De tanto mencionarla la crisis tocó finalmente nuestras puertas. El pesimismo nos empuja siempre a valorar el quehacer por la marcha de algunos o muchos negocios, lo que no nos permitía ver la marcha acelerada de nuestra economía. No vivíamos una crisis económica antes de la pandemia, pues cada día se abrían nuevas operaciones industriales, el turismo estaba en auge y la actividad comercial se expandía vertiginosamente, con la apertura de gigantescos centros comerciales, de tamaño incluso superior a sus iguales en países más desarrollados.

El problema no era de esa índole ni el país se encaminaba hacia un estadio de recesión paralizante de la actividad económica. Nuestra verdadera crisis era y sigue siendo de carácter social, con tasas de desigualdad preocupantes dentro de un proceso firme de concentración de recursos que los pone cada vez más en  círculos de pequeñas élites económicas muy creativas con un control creciente de la riqueza nacional. Buena parte de los nuevos y florecientes negocios  de las últimas dos o tres décadas provienen de esos grupos, sin que se hayan generado cambios importantes en la estructura social, debido a los bajos salarios y a un sistema de seguridad social que no los promueve.

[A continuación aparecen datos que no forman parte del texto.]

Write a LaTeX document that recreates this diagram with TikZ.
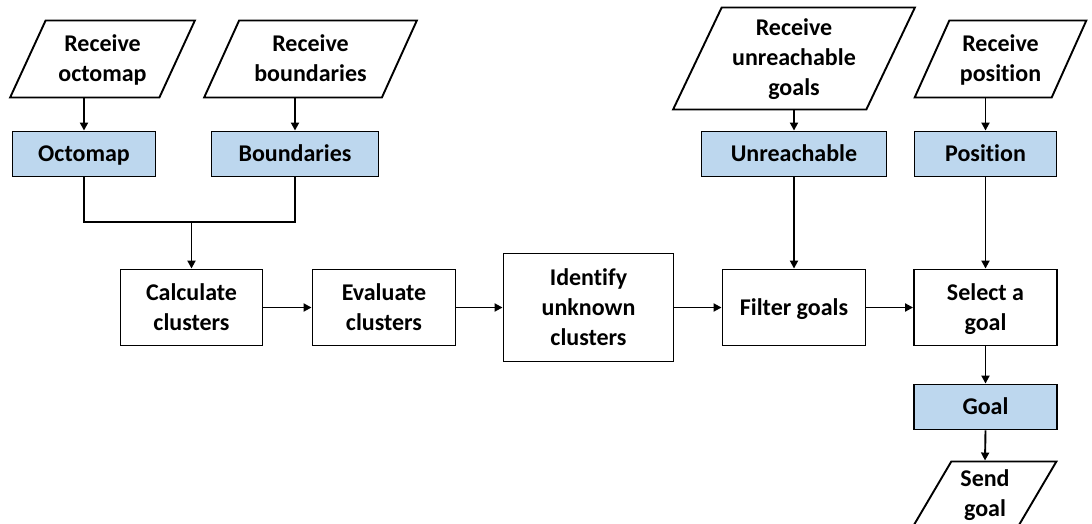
\documentclass[tikz,border=0pt]{standalone}
\usepackage{fontspec}
\setmainfont{Carlito}[Ligatures=NoCommon]
\usetikzlibrary{arrows.meta,shapes.geometric}
\definecolor{datablue}{RGB}{189,215,238}
% invisible strut so every text line has the same height and depth
\newcommand{\boxstrut}{\rule[-7pt]{0pt}{29pt}}
\begin{document}
\begin{tikzpicture}[x=1pt,y=-1pt,
  every node/.style={font=\bfseries\fontsize{24}{30}\selectfont, align=center, inner sep=0pt, line width=1.9pt},
  process/.style={draw=black, fill=white, rectangle, minimum height=76pt},
  data/.style={draw=black, fill=datablue, rectangle, minimum height=45pt},
  io/.style={draw=black, fill=white, trapezium, trapezium left angle=65, trapezium right angle=115,
             trapezium stretches=true, minimum height=77pt},
  flow/.style={line width=1.9pt, -{Triangle[length=8pt,width=8pt]}},
  link/.style={line width=1.9pt}]
\clip (0,0) rectangle (1092,524);

% inputs
\node[io, minimum width=185pt] (ro) at (102.5,59) {\boxstrut Receive\\octomap\boxstrut};
\node[io, minimum width=213pt] (rb) at (310.5,59) {\boxstrut Receive\\boundaries\boxstrut};
\node[io, minimum width=242pt, minimum height=102pt] (ru) at (794,58.5) {\boxstrut Receive\\unreachable\\goals\boxstrut};
\node[io, minimum width=172pt] (rp) at (1000.5,59) {\boxstrut Receive\\position\boxstrut};

% data stores
\node[data, minimum width=143pt] (oct) at (84,154) {\boxstrut Octomap};
\node[data, minimum width=167pt] (bnd) at (295,154) {\boxstrut Boundaries};
\node[data, minimum width=185pt] (unr) at (794,154) {\boxstrut Unreachable};
\node[data, minimum width=142pt] (pos) at (985.5,154) {\boxstrut Position};

% processing chain
\node[process, minimum width=142pt] (calc) at (191.5,307.5) {\boxstrut Calculate\\clusters\boxstrut};
\node[process, minimum width=143pt] (eval) at (384,307.5) {\boxstrut Evaluate\\clusters\boxstrut};
\node[process, minimum width=170pt, minimum height=108pt] (ident) at (588.5,307.5) {\boxstrut Identify\\unknown\\clusters\boxstrut};
\node[process, minimum width=143pt] (filt) at (794,307.5) {\boxstrut Filter goals};
\node[process, minimum width=143pt] (sel) at (985.5,307.5) {\boxstrut Select a\\goal\boxstrut};

% output
\node[data, minimum width=143pt] (goal) at (985.5,407) {\boxstrut Goal};
\node[io, minimum width=143pt, minimum height=64pt] (send) at (985,493.5) {\boxstrut Send\\goal\boxstrut};

% connectors
\coordinate (jn) at (191.5,222);
\draw[flow] (oct.north |- ro.south) -- (oct.north);
\draw[flow] (bnd.north |- rb.south) -- (bnd.north);
\draw[flow] (unr.north |- ru.south) -- (unr.north);
\draw[flow] (pos.north |- rp.south) -- (pos.north);
\draw[link] (oct.south) |- (jn) -| (bnd.south);
\draw[flow] (jn) -- (calc.north);
\draw[flow] (calc) -- (eval);
\draw[flow] (eval) -- (ident);
\draw[flow] (ident) -- (filt);
\draw[flow] (filt) -- (sel);
\draw[flow] (unr.south) -- (filt.north);
\draw[flow] (pos.south) -- (sel.north);
\draw[flow] (sel.south) -- (goal.north);
\draw[flow] (goal.south) -- (send.north);
\end{tikzpicture}
\end{document}
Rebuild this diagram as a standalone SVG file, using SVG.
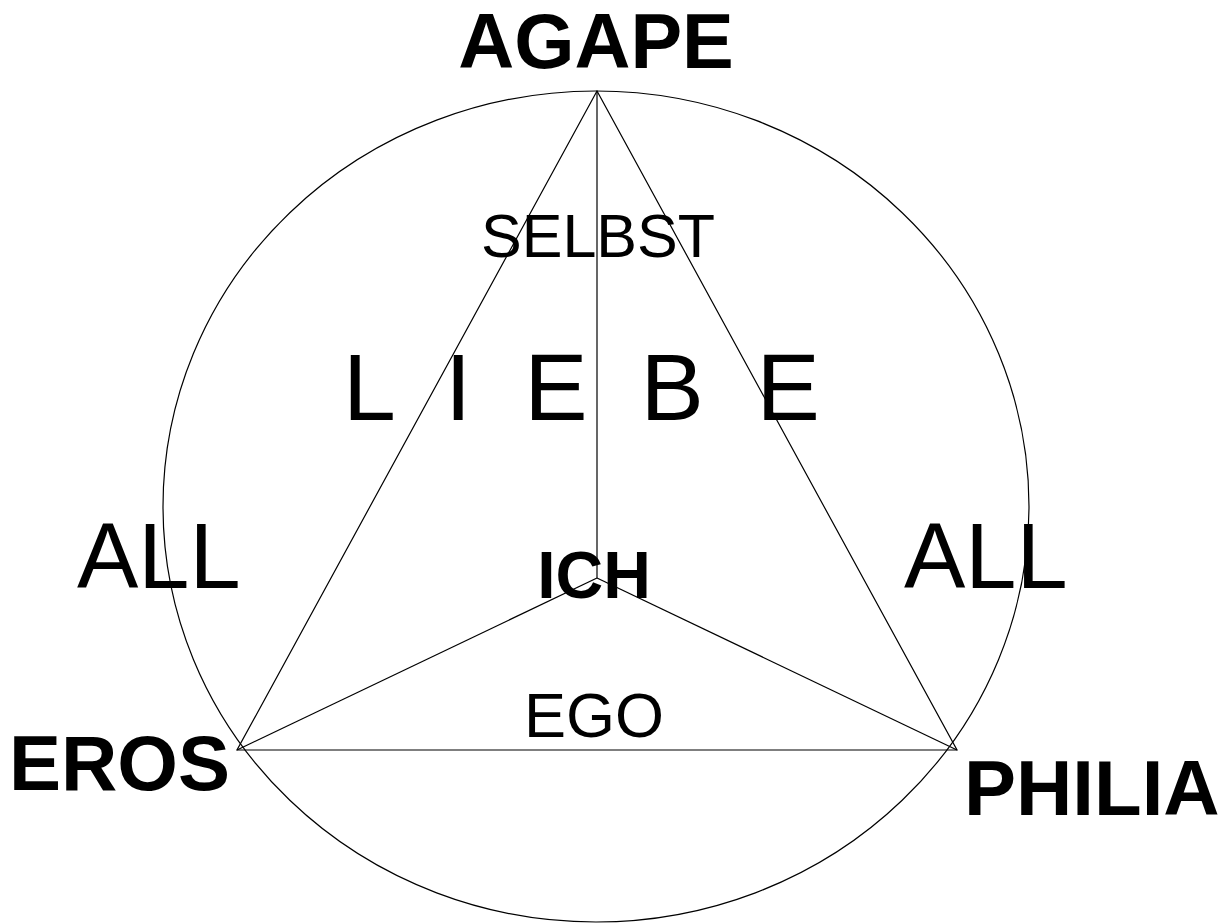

Por todo ello, es iluso pensar que la amenaza a la estabilidad social radicaba solo en un endeudamiento exorbitado, porque debemos seguir endeudándonos, y en las prácticas políticas corruptas prevalecientes. También pesa ominosamente sobre el futuro la expansión de la brecha que los elevados y crecientes niveles de desigualdad gravitan sobre una mayoría de la población que nace únicamente para morir, sin esperanza alguna. Necesitamos por tanto un pacto social y político de largo alcance para ahuyentar ese fantasma de inestabilidad. Esa es la prioridad que el Covid-19 nos impone.